With the 7 year olds I devised a Miss Marple type mystery call ' the Mystery of the Missing Diamonds'. It took place at Mark Twain Manor in the English countryside. Lady Twain’s diamonds were fond to be missing after a stormy night. 6 suitable suspects were presented-I had a few props for 6 children to wear. They went wild when it was disclosed that the cook had seen Miss Blackbook and John Twain kissing in the garden!!! The children were divided into groups and had to decide who did the crime and why and present their ideas on the stage.
To be honest I have seen little of the beautiful city and surrounding area but have really enjoyed my time at the school.
I have however had a wonderful 6 days over Easter in Salta and Jujuy in the far north near Bolivia where the famous 7 coloured mountains stand in the dessert amongst traditional adobe villages and there is a wonderful salt flat.
I have been staying in an apartment in a gated village. There are 7 or 8 towering 20 floor apartments, I’m on the 8th floor or Colorado with a balcony and view toward the city and a wonderful sunrise around d 8am.

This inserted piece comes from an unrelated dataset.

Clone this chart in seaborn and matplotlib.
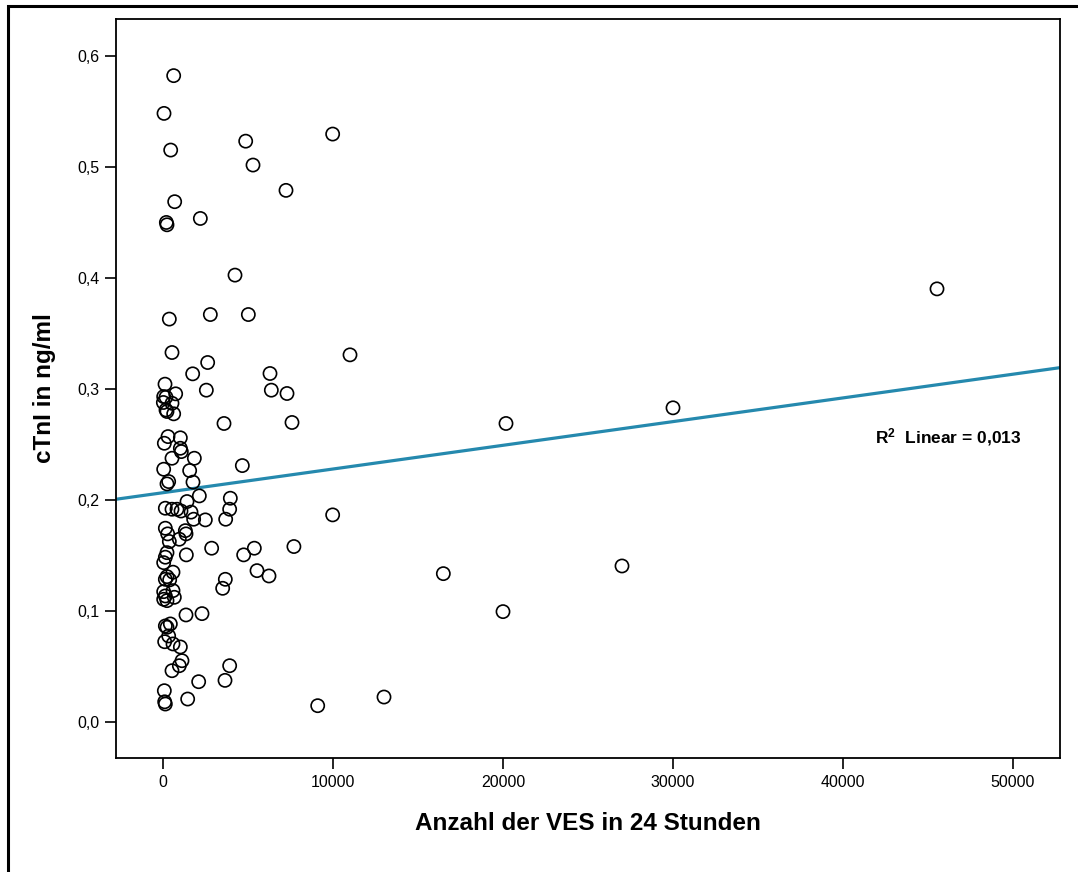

In the complex is a gym and full size indoor pool where I went to aqua aerobics once and an outdoor pool and several restaurants, cafes , mini supermarkets, clothes and shoe shops, a barber and hair salon, a laundry and I don’t know what else. There are also little play parks which are full of parents and children in the evenings. It’s a 20 min walk from the school along a 10 lane highway and over a foot bridge which is why I chose it. It also has nearby the city Botanical gardens which I have really enjoyed especially the turtles in the ponds.
An English conversation class with Miss Cote where I met Ruben and then had a wonderful weekend with him and his partner Coatie and his family.
The Infamous ( at St Clare's in Oxford) Joe Bonfiglioni and his year 5 business class.
The amazing Miss Pamala (back left), who founded the schools and the staff who attended a tea party for me hosted by the wonderfully generous Ceci (front left) and Carol Soriente who I met in Oxford and invited me to Cordoba. (back 2nd from right(
Grade 1 cooking Hot Cross buns 77 of them!!!